Being in Stoke On Trent also fuelled my enthusiasm for theme parks, with Alton Towers being a cheap bus ride away. That in turn led to a suggestion on a coaster enthusiast website which went along the lines of; "Why don't we all meet up?" 12 years later, Coasterforce Live events are still going strong. They've resulted in friendships being made, and even partly responsible for people getting married. But most importantly, some of the most memorable times I've had with some amazing people. I'm very proud of this, and even though I'm not as involved as I once was, I have to tip my hat to Ian Bell and the rest of the team for keeping it going in their own time, just for the love of it.
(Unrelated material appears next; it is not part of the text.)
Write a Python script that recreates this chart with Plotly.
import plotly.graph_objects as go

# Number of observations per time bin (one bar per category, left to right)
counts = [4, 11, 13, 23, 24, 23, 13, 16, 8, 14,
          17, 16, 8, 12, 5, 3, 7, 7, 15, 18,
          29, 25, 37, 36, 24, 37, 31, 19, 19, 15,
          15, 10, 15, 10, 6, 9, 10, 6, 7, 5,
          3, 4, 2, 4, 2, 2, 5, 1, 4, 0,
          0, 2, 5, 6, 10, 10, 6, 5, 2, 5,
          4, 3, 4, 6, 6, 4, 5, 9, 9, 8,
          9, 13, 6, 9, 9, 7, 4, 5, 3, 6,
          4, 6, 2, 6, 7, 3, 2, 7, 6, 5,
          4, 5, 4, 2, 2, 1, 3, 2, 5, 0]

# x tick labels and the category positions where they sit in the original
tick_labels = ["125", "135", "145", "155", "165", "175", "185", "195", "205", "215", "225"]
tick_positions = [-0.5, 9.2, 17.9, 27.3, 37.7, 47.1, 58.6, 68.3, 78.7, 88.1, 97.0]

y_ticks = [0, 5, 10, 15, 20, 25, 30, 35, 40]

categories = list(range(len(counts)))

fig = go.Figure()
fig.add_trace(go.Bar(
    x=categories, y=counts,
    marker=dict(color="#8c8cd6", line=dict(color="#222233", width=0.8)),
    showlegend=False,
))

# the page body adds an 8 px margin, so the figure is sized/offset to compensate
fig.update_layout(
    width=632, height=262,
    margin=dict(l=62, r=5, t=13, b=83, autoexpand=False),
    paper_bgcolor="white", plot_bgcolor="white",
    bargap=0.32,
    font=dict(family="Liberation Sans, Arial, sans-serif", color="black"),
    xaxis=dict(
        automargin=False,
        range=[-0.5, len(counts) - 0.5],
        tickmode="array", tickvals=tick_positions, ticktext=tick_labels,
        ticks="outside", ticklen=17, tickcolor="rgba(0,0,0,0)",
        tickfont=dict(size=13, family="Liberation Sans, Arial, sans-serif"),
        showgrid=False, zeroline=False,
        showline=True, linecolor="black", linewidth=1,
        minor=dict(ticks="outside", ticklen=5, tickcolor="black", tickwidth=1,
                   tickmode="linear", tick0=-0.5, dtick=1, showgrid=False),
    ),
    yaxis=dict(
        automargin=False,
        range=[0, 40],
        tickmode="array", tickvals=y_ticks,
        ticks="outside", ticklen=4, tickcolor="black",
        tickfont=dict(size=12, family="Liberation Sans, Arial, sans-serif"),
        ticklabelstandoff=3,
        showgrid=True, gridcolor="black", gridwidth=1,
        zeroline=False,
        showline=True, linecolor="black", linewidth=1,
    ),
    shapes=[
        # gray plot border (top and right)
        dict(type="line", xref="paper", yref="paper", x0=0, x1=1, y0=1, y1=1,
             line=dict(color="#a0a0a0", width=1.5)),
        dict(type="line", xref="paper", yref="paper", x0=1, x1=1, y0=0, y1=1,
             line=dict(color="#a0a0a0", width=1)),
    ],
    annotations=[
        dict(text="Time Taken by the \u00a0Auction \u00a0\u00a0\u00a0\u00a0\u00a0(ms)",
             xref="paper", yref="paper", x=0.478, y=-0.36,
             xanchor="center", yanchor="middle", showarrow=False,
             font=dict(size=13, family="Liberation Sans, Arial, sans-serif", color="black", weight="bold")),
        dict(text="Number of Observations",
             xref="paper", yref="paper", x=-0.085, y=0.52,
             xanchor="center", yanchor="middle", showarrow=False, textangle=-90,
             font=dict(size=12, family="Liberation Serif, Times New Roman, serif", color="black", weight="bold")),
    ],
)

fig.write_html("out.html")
When I moved back to Manchester, working jobs with weird shifts meant I could go out to Jilly's, Satan's, the Cockpit in Leeds and Corporation in Sheffield. On these nights, I met the girl who has done all my tattoos, met the people that to this day I DJ with, and met people with whom I have danced my heart out to our favourite songs, and still do even this day when we all get the chance. A midweek day off led to a chance encounter with the man who runs a clubnight called Pop Bubble Rock, which became a big part of my life for four years, and gave me the chance to travel around the country to DJ in London, Bristol, Sheffield, and of course the night's spiritual home in Manchester. Polly Thompson, Ben Hiard and Ian Stockdale are three people who have had a big part in making me who I am today, and through all the good times, bad times, blood, sweat and tears, you've had a lasting impact that I won't ever forget.
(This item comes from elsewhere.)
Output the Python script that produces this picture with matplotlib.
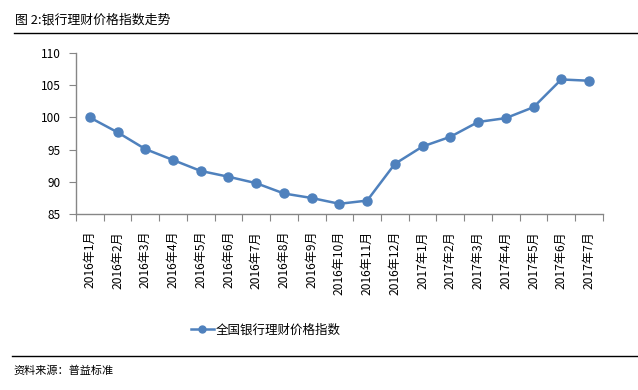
import matplotlib
matplotlib.use("Agg")
import matplotlib.pyplot as plt
from matplotlib.lines import Line2D

plt.rcParams['font.family'] = ['Noto Sans CJK SC', 'DejaVu Sans']

months = ["2016年1月", "2016年2月", "2016年3月", "2016年4月", "2016年5月",
          "2016年6月", "2016年7月", "2016年8月", "2016年9月", "2016年10月",
          "2016年11月", "2016年12月", "2017年1月", "2017年2月", "2017年3月",
          "2017年4月", "2017年5月", "2017年6月", "2017年7月"]
index_values = [100.0, 97.7, 95.1, 93.4, 91.7, 90.8, 89.8, 88.2, 87.5, 86.6,
                87.1, 92.8, 95.5, 97.0, 99.3, 99.9, 101.6, 105.9, 105.7]
y_ticks = [85, 90, 95, 100, 105, 110]
series_name = "全国银行理财价格指数"

blue = "#4F81BD"
grey = "#868686"

fig = plt.figure(figsize=(6.38, 3.9), dpi=100)
ax = fig.add_axes([0.119, 0.451, 0.826, 0.413])

x = list(range(len(months)))
ax.plot(x, index_values, color=blue, lw=1.8, marker="o", markersize=6.5,
        markerfacecolor=blue, markeredgecolor=blue)

ax.set_xlim(-0.5, len(months) - 0.5)
ax.set_ylim(85, 110)
ax.set_yticks(y_ticks)
ax.set_yticklabels([str(v) for v in y_ticks], fontsize=8.5)

# category boundaries as ticks, labels centred between them
ax.set_xticks([i - 0.5 for i in range(len(months) + 1)])
ax.set_xticklabels([])
ax.set_xticks(x, minor=True)
ax.set_xticklabels(months, minor=True, rotation=90, fontsize=8.7)
ax.tick_params(axis="x", which="minor", length=0, pad=12)
ax.tick_params(axis="x", which="major", length=5, color=grey, direction="out")
ax.tick_params(axis="y", length=5, color=grey, direction="out", pad=6)

for s in ["top", "right"]:
    ax.spines[s].set_visible(False)
for s in ["left", "bottom"]:
    ax.spines[s].set_color(grey)
    ax.spines[s].set_linewidth(1.0)

handle = Line2D([0], [0], color=blue, lw=1.8, marker="o", markersize=5)
fig.legend([handle], [series_name], loc="center", bbox_to_anchor=(0.417, 0.153),
           frameon=False, fontsize=9, handlelength=1.8, handletextpad=0.2)

# header and footer
fig.text(0.024, 0.948, "图 2:银行理财价格指数走势", fontsize=9.3, va="center", ha="left")
fig.add_artist(Line2D([0.022, 1.0], [0.915, 0.915], color="black", lw=1.0))
fig.add_artist(Line2D([0.019, 1.0], [0.087, 0.087], color="black", lw=1.0))
fig.text(0.021, 0.049, "资料来源：普益标准", fontsize=8, va="center", ha="left")

fig.savefig("out.png", dpi=100)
The weird hours also gave the chance to see the bands I love, and meet the people who made those gigs happen. I'll never forget Marios going crazy when Ensign covered Underdog at the Star & Garter, and the amazing day at Jabez Clegg when Kam ran the Pig Destroyer show, and I helped out by getting the rider, and looked after the band. It's great that they're still both doing what they love doing, and without whom, the music scene in Manchester would have been a much poorer place.
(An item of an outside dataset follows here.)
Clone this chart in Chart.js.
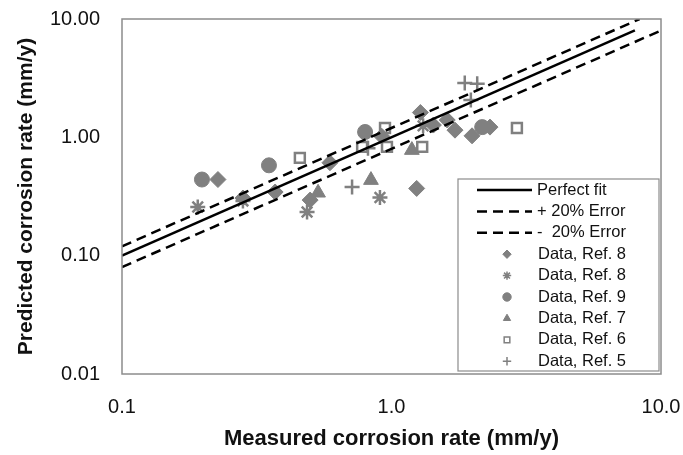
<!DOCTYPE html>
<html>
<head>
<meta charset="utf-8">
<script src="https://cdn.jsdelivr.net/npm/chart.js@4/dist/chart.umd.min.js"></script>
<style>
  html, body { margin: 0; padding: 0; background: #fff; }
  #wrap { width: 683px; height: 455px; }
</style>
</head>
<body>
<div id="wrap"><canvas id="corrosionChart" width="683" height="455"></canvas></div>
<script>
// reference lines
const fitX = [0.1, 8];
const fitY = [0.1, 8];
const plusErrX = [0.1, 8.33];
const plusErrY = [0.12, 10];
const minusErrX = [0.1, 10];
const minusErrY = [0.08, 8];

// measured vs predicted, per source
const ref8aX = [0.227, 0.281, 0.37, 0.499, 0.591, 0.92, 1.24, 1.28, 1.43, 1.61, 1.72, 1.99, 2.32];
const ref8aY = [0.44, 0.307, 0.345, 0.295, 0.61, 1.02, 0.37, 1.62, 1.27, 1.4, 1.15, 1.03, 1.22];
const ref8bX = [0.191, 0.281, 0.486, 0.906, 1.31];
const ref8bY = [0.258, 0.29, 0.234, 0.31, 1.25];
const ref9X = [0.198, 0.351, 0.798, 2.17];
const ref9Y = [0.44, 0.58, 1.11, 1.22];
const ref7X = [0.534, 0.839, 1.19];
const ref7Y = [0.34, 0.435, 0.78];
const ref6X = [0.457, 0.778, 0.946, 0.962, 1.3, 2.92];
const ref6Y = [0.67, 0.83, 1.2, 0.83, 0.83, 1.2];
const ref5X = [0.714, 0.818, 1.87, 2.08, 1.97];
const ref5Y = [0.38, 0.81, 2.88, 2.83, 2.07];

const xTicks = [0.1, 1, 10];
const yTicks = [0.01, 0.1, 1, 10];

const GRAY = "#808080";
const FONT = "'Liberation Sans', Arial, sans-serif";

function pts(xs, ys) {
  return xs.map((x, i) => ({ x: x, y: ys[i] }));
}

function lineSet(label, xs, ys, dash) {
  return {
    label: label,
    data: pts(xs, ys),
    showLine: true,
    borderColor: "#000",
    borderWidth: 2.5,
    borderDash: dash,
    pointRadius: 0,
    fill: false,
    legendKind: "line",
  };
}

function markSet(label, xs, ys, style, radius, filled, lw) {
  return {
    label: label,
    data: pts(xs, ys),
    showLine: false,
    pointStyle: style,
    pointRadius: radius,
    pointHoverRadius: radius,
    pointBackgroundColor: filled ? GRAY : "#fff",
    pointBorderColor: GRAY,
    pointBorderWidth: lw,
    legendKind: "mark",
  };
}

// frame box plus the legend inside the plot area
const framePlugin = {
  id: "frameAndLegend",
  afterDraw(chart) {
    const ctx = chart.ctx;
    const a = chart.chartArea;
    ctx.save();
    ctx.strokeStyle = "#8c8c8c";
    ctx.lineWidth = 1.5;
    ctx.strokeRect(a.left, a.top, a.right - a.left, a.bottom - a.top);

    const bx = 458, by = 179, bw = 201, bh = 192;
    ctx.fillStyle = "#fff";
    ctx.fillRect(bx, by, bw, bh);
    ctx.strokeStyle = "#8c8c8c";
    ctx.lineWidth = 1.2;
    ctx.strokeRect(bx, by, bw, bh);

    ctx.font = "16.5px " + FONT;
    ctx.textBaseline = "middle";
    ctx.fillStyle = "#111";
    chart.data.datasets.forEach((ds, i) => {
      const cy = 190 + i * 21.4;
      if (ds.legendKind === "line") {
        ctx.strokeStyle = "#000";
        ctx.lineWidth = 2.5;
        ctx.setLineDash(ds.borderDash || []);
        ctx.beginPath();
        ctx.moveTo(477, cy);
        ctx.lineTo(532, cy);
        ctx.stroke();
        ctx.setLineDash([]);
        ctx.fillText(ds.label, 537, cy);
      } else {
        ctx.fillStyle = ds.pointBackgroundColor;
        ctx.strokeStyle = ds.pointBorderColor;
        ctx.lineWidth = Math.min(ds.pointBorderWidth, 1.5);
        Chart.helpers.drawPoint(ctx, {
          pointStyle: ds.pointStyle,
          radius: ds.pointStyle === "rect" ? 4 : 4.2,
          borderWidth: ctx.lineWidth,
          rotation: 0,
        }, 507, cy);
        ctx.fillStyle = "#111";
        ctx.fillText(ds.label, 538, cy);
      }
    });
    ctx.restore();
  },
};

const ctx = document.getElementById("corrosionChart").getContext("2d");
new Chart(ctx, {
  type: "scatter",
  data: {
    datasets: [
      lineSet("Perfect fit", fitX, fitY, []),
      lineSet("+ 20% Error", plusErrX, plusErrY, [10, 6]),
      lineSet("-  20% Error", minusErrX, minusErrY, [10, 6]),
      markSet("Data, Ref. 8", ref8aX, ref8aY, "rectRot", 8, true, 1),
      markSet("Data, Ref. 8", ref8bX, ref8bY, "star", 7.5, false, 2.5),
      markSet("Data, Ref. 9", ref9X, ref9Y, "circle", 7.5, true, 1),
      markSet("Data, Ref. 7", ref7X, ref7Y, "triangle", 8.5, true, 1),
      markSet("Data, Ref. 6", ref6X, ref6Y, "rect", 7, false, 2.5),
      markSet("Data, Ref. 5", ref5X, ref5Y, "cross", 7.5, false, 2.5),
    ],
  },
  options: {
    responsive: false,
    animation: false,
    layout: { padding: { top: 19, right: 22, left: 0, bottom: 0 } },
    plugins: {
      legend: { display: false },
      tooltip: { enabled: false },
    },
    scales: {
      x: {
        type: "logarithmic",
        min: 0.1,
        max: 10,
        grid: { display: false, drawTicks: false },
        border: { display: false },
        afterBuildTicks: (s) => { s.ticks = xTicks.map((v) => ({ value: v })); },
        afterFit: (s) => {
          s.height = 81;
          s.paddingLeft = 0;
          s.paddingRight = 0;
        },
        ticks: {
          color: "#111",
          padding: 21,
          autoSkip: false,
          maxRotation: 0,
          font: { family: FONT, size: 20 },
          callback: (v) => Number(v).toFixed(1),
        },
        title: {
          display: true,
          text: "Measured corrosion rate (mm/y)",
          color: "#111",
          padding: { top: 0, bottom: 3 },
          font: { family: FONT, size: 22, weight: "bold" },
        },
      },
      y: {
        type: "logarithmic",
        min: 0.01,
        max: 10,
        grid: { display: false, drawTicks: false },
        border: { display: false },
        afterBuildTicks: (s) => { s.ticks = yTicks.map((v) => ({ value: v })); },
        afterFit: (s) => {
          s.width = 122;
          s.paddingTop = 0;
          s.paddingBottom = 0;
        },
        ticks: {
          color: "#111",
          padding: 22,
          autoSkip: false,
          font: { family: FONT, size: 20 },
          callback: (v) => Number(v).toFixed(2),
        },
        title: {
          display: true,
          text: "Predicted corrosion rate (mm/y)",
          color: "#111",
          padding: { top: 14, bottom: 0 },
          font: { family: FONT, size: 21, weight: "bold" },
        },
      },
    },
  },
  plugins: [framePlugin],
});
</script>
</body>
</html>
And thanks to all those midweek days off, I was able to fly out to Europe whenever I could and visit some amazing (and as it turns out, some awful) theme parks.

The car journeys which were necessary for all of this were also amazing. Whether it was dropping mates off after a night out in Manchester, driving over the Snake Pass with a mixtape of Warren G, Celine Dion and Roxette (to name a few) for awesome Monday nights in Corp, late night stops at Hartshead Moor on the way back from Juvi Hall or Slam Dunk in Leeds, right up to the marathon tours across Europe and the USA to visit theme parks with fellow enthusiast goons. Those memories are pretty special to say the least. (And I'll explain the term "goon" in the near future).

In fact, there's so many memories, I couldn't possibly list them all at once. If it looks like I've left something or someone out here, believe me, I haven't. The good times will always stay dear to me, whoever, wherever, whatever they were.

Which brings me back to today, and why I've quit my job. I've said it before and I'll say it again, as so many other people have done and will keep saying. Life is too short to sit back and just be content. And while some people's idea of happiness differs from other peoples, I'm now more certain than ever about what I love doing, even if I don't quite know how I'm going to do it yet. If you want something badly enough, you will do whatever it takes to make it happen, and you will get what you really want in life.

I'm fully aware that this first entry is no doubt full of cliché, and I'm sure in the eyes of some experts, rather badly written. But I really couldn't care less about that. This first entry is about cleansing, purging what's been in my head for longer than I'd like to admit. But at the very top of it all, it's about not forgetting the brilliant times I've had in life, and the little fragments pieced together that have made me who I am, and ultimately where I'm going.

So, on Wednesday 20th May, I depart my home city of Manchester for the Big Apple for what is easily the biggest thing I've ever done.

Two months.
Four hire cars.
Sixty theme parks.
Three hundred rollercoasters.
One trip of a lifetime.


"Glory or insanity awaits" - Arnold Rimmer, from "Holoship", Red Dwarf, Series 5 Ep 1.